Why has it been so difficult for black leaders to say such
things in public, without being pilloried for "blaming the
victim"? Why the huge flap over Bill Cosby's insistence
that black teenagers do their homework, stay in school,
master standard English and stop having babies? Any black
person who frequents a barbershop or beauty parlor in the
inner city knows that Mr. Cosby was only echoing sentiments
widely shared in the black community. 

"If our people studied calculus like we studied
basketball," my father, age 91, once remarked as we drove
past a packed inner-city basketball court at midnight,
"we'd be running M.I.T." When my brother and I were growing
up in the 50's, our parents convinced us that the
"blackest" thing that we could be was a doctor or a lawyer.
We admired Hank Aaron and Willie Mays, but our real heroes
were people like Thurgood Marshall, Dr. Benjamin Mays and
Mary McLeod Bethune. 

Yet in too many black neighborhoods today, academic
achievement has actually come to be stigmatized. "We are
just not the same people anymore," says the mayor of
Memphis, Dr. Willie W. Herenton. "We are worse off than we
were before Brown v. Board," says Dr. James Comer, a child
psychiatrist at Yale. "And a large part of the reason for
this is that we have abandoned our own black traditional
core values, values that sustained us through slavery and
Jim Crow segregation." 

Making it, as Mr. Obama told me, "requires diligent effort
and deferred gratification. Everybody sitting around their
kitchen table knows that." 

"Americans suffer from anti-intellectualism, starting in
the White House," Mr. Obama went on. "Our people can least
afford to be anti-intellectual." Too many of our children
have come to believe that it's easier to become a black
professional athlete than a doctor or lawyer. Reality
check: according to the 2000 census, there were more than
31,000 black physicians and surgeons, 33,000 black lawyers
and 5,000 black dentists. Guess how many black athletes are
playing professional basketball, football and baseball
combined. About 1,400. In fact, there are more
board-certified black cardiologists than there are black
professional basketball players. "We talk about leaving no
child behind," says Dena Wallerson, a sociologist at
Connecticut College. "The reality is that we are allowing
our own children to be left behind." Nearly a third of
black children are born into poverty. The question is: why?
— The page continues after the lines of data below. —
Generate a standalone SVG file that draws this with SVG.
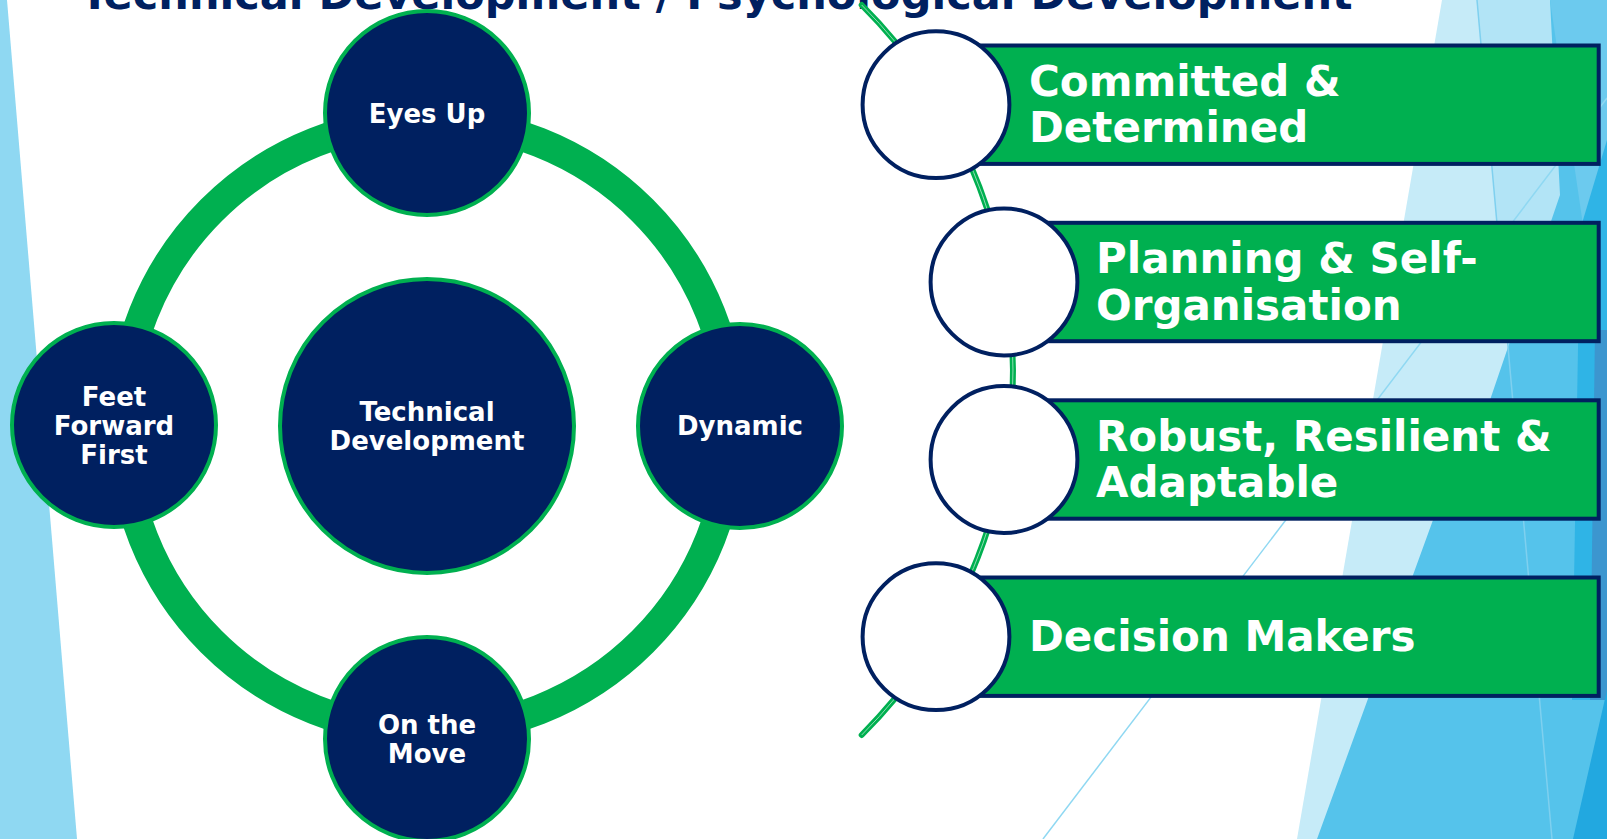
<svg xmlns="http://www.w3.org/2000/svg" width="1607" height="839" viewBox="0 0 1607 839">
  <style>
    .node circle { fill: #002060; stroke: #00B050; stroke-width: 4; }
    .node text { fill: #FFFFFF; font-family: "DejaVu Sans", Verdana, sans-serif; font-weight: bold; font-size: 26px; text-anchor: middle; }
    .item rect { fill: #00B050; stroke: #002060; stroke-width: 4; }
    .item circle { fill: #FFFFFF; stroke: #002060; stroke-width: 4; }
    .item text { fill: #FFFFFF; font-family: "DejaVu Sans", Verdana, sans-serif; font-weight: bold; font-size: 42px; }
    .title { fill: #002060; font-family: "DejaVu Sans", Verdana, sans-serif; font-weight: bold; font-size: 43px; }
  </style>
  <rect x="0" y="0" width="1607" height="839" fill="#FFFFFF"/>
  <g id="background">
    <polygon points="0,0 7,0 77,839 0,839" fill="#8FD8F2"/>
    <polygon points="1442,0 1607,0 1607,839 1297,839" fill="#C6EBF8"/>
    <polygon points="1477,0 1607,0 1607,839 1552,839" fill="#B2E4F6"/>
    <polygon points="1317,839 1433,520 1490,400 1560,195 1550,0 1607,0 1607,839" fill="#55C3EB"/>
    <polygon points="1550,0 1607,0 1607,150 1583,225" fill="#6CCAEE"/>
    <polygon points="1607,140 1580,230 1572,700 1607,700" fill="#2FB4E6"/>
    <polygon points="1607,330 1595,330 1590,700 1607,700" fill="#3C96CF"/>
    <polygon points="1607,690 1573,839 1607,839" fill="#22A8E0"/>
    <line x1="1477" y1="0" x2="1552" y2="839" stroke="#7FD0EF" stroke-width="1.5"/>
    <line x1="1043" y1="839" x2="1607" y2="98" stroke="#8FD8F2" stroke-width="1.5"/>
  </g>
  <text class="title" x="80" y="9">Technical Development / Psychological Development</text>
  <g id="connectors">
    <circle cx="427" cy="426" r="305" fill="none" stroke="#00B050" stroke-width="30"/>
    <path d="M 861.7 5 A 516 516 0 0 1 861.7 735" fill="none" stroke="#00B050" stroke-width="6" stroke-linecap="round"/>
    <path d="M 861.7 5 A 516 516 0 0 1 861.7 735" fill="none" stroke="#8EDDB2" stroke-width="1"/>
  </g>
  <g id="node-center" class="node">
    <circle cx="427" cy="426" r="147"/>
    <text x="427" y="421">Technical</text>
    <text x="427" y="450">Development</text>
  </g>
  <g id="node-eyes-up" class="node">
    <circle cx="427" cy="113" r="102"/>
    <text x="427" y="123">Eyes Up</text>
  </g>
  <g id="node-feet-forward-first" class="node">
    <circle cx="114" cy="425" r="102"/>
    <text x="114" y="406">Feet</text>
    <text x="114" y="435">Forward</text>
    <text x="114" y="463.5">First</text>
  </g>
  <g id="node-dynamic" class="node">
    <circle cx="740" cy="426" r="102"/>
    <text x="740" y="435">Dynamic</text>
  </g>
  <g id="node-on-the-move" class="node">
    <circle cx="427" cy="739" r="102"/>
    <text x="427" y="734">On the</text>
    <text x="427" y="763">Move</text>
  </g>
  <g id="item-committed" class="item">
    <rect x="936" y="45.5" width="662.7" height="118.4"/>
    <circle cx="936" cy="104.7" r="73.4"/>
    <text x="1029" y="95.7">Committed &amp;</text>
    <text x="1029" y="142.3">Determined</text>
  </g>
  <g id="item-planning" class="item">
    <rect x="1004" y="222.8" width="594.7" height="118.4"/>
    <circle cx="1004" cy="282" r="73.4"/>
    <text x="1096" y="273.3">Planning &amp; Self-</text>
    <text x="1096" y="320">Organisation</text>
  </g>
  <g id="item-robust" class="item">
    <rect x="1004" y="400.3" width="594.7" height="118.4"/>
    <circle cx="1004" cy="459.5" r="73.4"/>
    <text x="1096" y="451">Robust, Resilient &amp;</text>
    <text x="1096" y="496.7">Adaptable</text>
  </g>
  <g id="item-decision" class="item">
    <rect x="936" y="577.5" width="662.7" height="118.4"/>
    <circle cx="936" cy="636.7" r="73.4"/>
    <text x="1029" y="650.7">Decision Makers</text>
  </g>
</svg>
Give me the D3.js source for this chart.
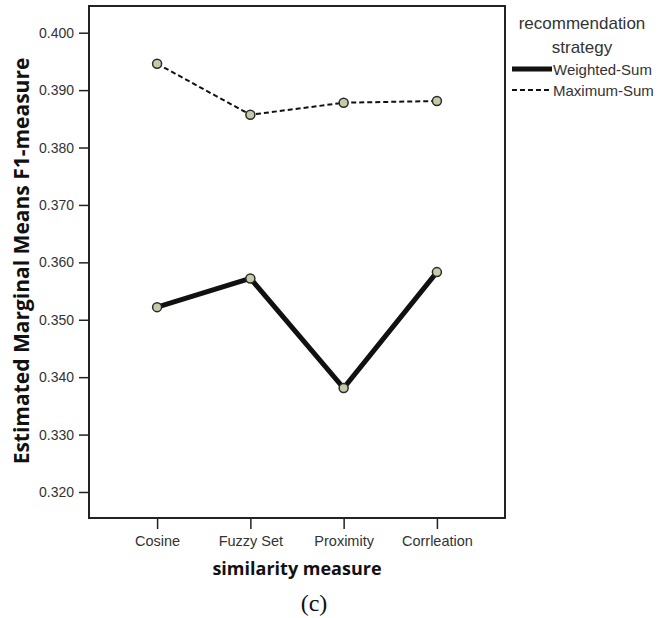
<!DOCTYPE html>
<html>
<head>
<meta charset="utf-8">
<script src="https://cdn.jsdelivr.net/npm/d3@7"></script>
<style>
  body { margin: 0; background: #fff; }
  svg { display: block; }
</style>
</head>
<body>
<div id="chart"></div>
<script>
// data
const categories = ['Cosine', 'Fuzzy Set', 'Proximity', 'Corrleation'];
const weightedSum = [0.3522, 0.3572, 0.3381, 0.3583];
const maximumSum = [0.3946, 0.3857, 0.3878, 0.3881];
const yTicks = [0.320, 0.330, 0.340, 0.350, 0.360, 0.370, 0.380, 0.390, 0.400];

const series = [
    { name: 'Weighted-Sum', values: weightedSum, width: 5, dash: null },
    { name: 'Maximum-Sum', values: maximumSum, width: 2, dash: '5,3' }
];

const W = 670, H = 618;
const plot = { left: 89, top: 6, right: 505, bottom: 518 };
const sans = '"Liberation Sans", Arial, sans-serif';

const svg = d3.select('#chart').append('svg')
    .attr('width', W)
    .attr('height', H);

const x = d3.scalePoint()
    .domain(categories)
    .range([plot.left, plot.right])
    .padding(0.73);

const y = d3.scaleLinear()
    .domain([0.31547, 0.40465])
    .range([plot.bottom, plot.top]);

// Y axis
const yAxis = svg.append('g')
    .attr('transform', `translate(${plot.left},0)`)
    .call(d3.axisLeft(y).tickValues(yTicks).tickFormat(d3.format('.3f')).tickSize(10).tickPadding(5));
yAxis.select('.domain').remove();
yAxis.selectAll('line').attr('stroke', '#222').attr('stroke-width', 1.5);
yAxis.selectAll('text')
    .attr('fill', '#333')
    .style('font-family', sans)
    .style('font-size', '14px');

// X axis
const xAxis = svg.append('g')
    .attr('transform', `translate(0,${plot.bottom})`)
    .call(d3.axisBottom(x).tickSize(11).tickPadding(7));
xAxis.select('.domain').remove();
xAxis.selectAll('line').attr('stroke', '#222').attr('stroke-width', 1.5);
xAxis.selectAll('text')
    .attr('fill', '#333')
    .style('font-family', sans)
    .style('font-size', '14.5px');

// frame
svg.append('rect')
    .attr('x', plot.left)
    .attr('y', plot.top)
    .attr('width', plot.right - plot.left)
    .attr('height', plot.bottom - plot.top)
    .attr('fill', 'none')
    .attr('stroke', '#222')
    .attr('stroke-width', 2);

// lines
const line = d3.line()
    .x((d, i) => x(categories[i]))
    .y(d => y(d));

series.forEach(s => {
    svg.append('path')
        .datum(s.values)
        .attr('d', line)
        .attr('fill', 'none')
        .attr('stroke', '#111')
        .attr('stroke-width', s.width)
        .attr('stroke-dasharray', s.dash);
});

series.forEach(s => {
    svg.selectAll(null)
        .data(s.values)
        .enter()
        .append('circle')
        .attr('cx', (d, i) => x(categories[i]))
        .attr('cy', d => y(d))
        .attr('r', 4.5)
        .attr('fill', '#c9c9a9')
        .attr('stroke', '#2a2a2a')
        .attr('stroke-width', 1.5);
});

// axis titles
svg.append('text')
    .attr('transform', `translate(29,261) rotate(-90)`)
    .attr('text-anchor', 'middle')
    .style('font-family', '"Open Sans", sans-serif')
    .style('font-weight', 'bold')
    .style('font-size', '21px')
    .attr('fill', '#111')
    .text('Estimated Marginal Means F1-measure');

svg.append('text')
    .attr('x', (plot.left + plot.right) / 2)
    .attr('y', 575)
    .attr('text-anchor', 'middle')
    .style('font-family', '"Open Sans", sans-serif')
    .style('font-weight', 'bold')
    .style('font-size', '18px')
    .attr('fill', '#111')
    .text('similarity measure');

svg.append('text')
    .attr('x', 314)
    .attr('y', 611)
    .attr('text-anchor', 'middle')
    .style('font-family', '"Liberation Serif", "Times New Roman", serif')
    .style('font-size', '24px')
    .attr('fill', '#111')
    .text('(c)');

// legend
const legend = svg.append('g');
legend.append('text')
    .attr('x', 582).attr('y', 29)
    .attr('text-anchor', 'middle')
    .style('font-family', sans)
    .style('font-size', '17px')
    .attr('fill', '#333')
    .text('recommendation');
legend.append('text')
    .attr('x', 582).attr('y', 53)
    .attr('text-anchor', 'middle')
    .style('font-family', sans)
    .style('font-size', '17px')
    .attr('fill', '#333')
    .text('strategy');

series.forEach((s, i) => {
    const row = legend.append('g')
        .attr('transform', `translate(512,${69 + i * 21})`);
    row.append('line')
        .attr('x1', 0).attr('x2', 40)
        .attr('stroke', '#111')
        .attr('stroke-width', s.width)
        .attr('stroke-dasharray', s.dash);
    row.append('text')
        .attr('x', 41).attr('y', 5.5)
        .style('font-family', sans)
        .style('font-size', '15px')
        .attr('fill', '#333')
        .text(s.name);
});
</script>
</body>
</html>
Scholars such as my Harvard colleague William Julius Wilson
say that the causes of black poverty are both structural
and behavioral. Think of structural causes as "the devil
made me do it," and behavioral causes as "the devil is in
me." Structural causes are faceless systemic forces, like
the disappearance of jobs. Behavioral causes are
self-destructive life choices and personal habits. To break
the conspiracy of silence, we have to address both of these
factors. 

"A lot of us," Mr. Obama argues, "hesitate to discuss these
things in public because we think that if we do so it lets
the larger society off the hook. We're stuck in an
either/or mentality - that the problem is either societal
or it's cultural." 

It's important to talk about life chances - about the
constricted set of opportunities that poverty brings. But
to treat black people as if they're helpless rag dolls
swept up and buffeted by vast social trends - as if they
had no say in the shaping of their lives - is a supreme act
of condescension. Only 50 percent of all black children
graduate from high school; an estimated 64 percent of black
teenage girls will become pregnant. (Black children raised
by female "householders" are five times as likely to live
in poverty as those raised by married couples.) Are white
racists forcing black teenagers to drop out of school or to
have babies? 

Mr. Cosby got a lot of flak for complaining about children
who couldn't speak standard English. Yet it isn't a
derogation of the black vernacular - a marvelously rich and
inventive tongue - to point out that there's a language of
the marketplace, too, and learning to speak that language
has generally been a precondition for economic success,
whoever you are. When we let black youth become
monolingual, we've limited their imaginative and economic
possibilities. 

These issues can be ticklish, no question, but they're
badly served by silence or squeamishness. Mr. Obama showed
how to get the balance right. We've got to create as many
opportunities as we can for the worst-off - and "make sure
that every child in America has a decent shot at life." But
values matter, too. We can't talk about the choices people
have without talking about the choices people make. 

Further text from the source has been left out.